Zbigniew Jędrzejewski-Szmek wrote:
CMake for many years fought against pkgconf and pushed people towards copying those scripts into sources. It is still very common for projects using CMake to come with a whole directory of badly written detection scripts that each replace a single-line pkgconf invocation.
Find*.cmake scripts for many common libraries are actually shipped with CMake itself. More and more libraries even ship their own *Config.cmake which makes a Find*.cmake script entirely unnecessary.
For less common libraries, you are probably better off simply using the CMake pkg-config integration, which exists. Assuming of course that that library ships a .pc file to begin with, otherwise, pkg-config is not going to help you. (And when I write "pkg-config", I mean either the original pkg- config or pkgconf, the build system should not need to care about the difference.)
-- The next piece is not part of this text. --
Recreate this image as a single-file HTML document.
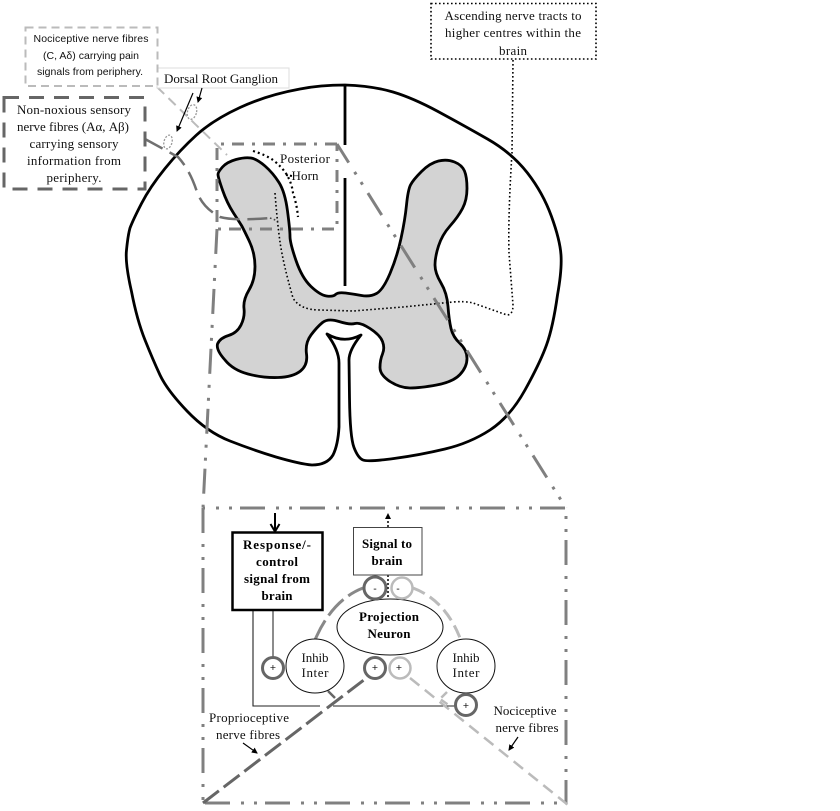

The reason CMake upstream recommends against using pkg-config directly, and instead to use it at most as a source of hints for CMake's find_* commands (e.g., find_library) in a Find*.cmake script, is that using pkg-config on Windows is often frowned upon. So typically, the way it works is that someone first writes a Find*.cmake that finds the library in the standard paths using find_library, then extends it to invoke pkg-config using the CMake pkg-config integration under "if (UNIX)" and to add the result as a path hint to the already written find_library call.
And of course nobody has time to look into those scripts, making it easy to smuggle something through there.
You are right that bundled Find*.cmake scripts are a problem.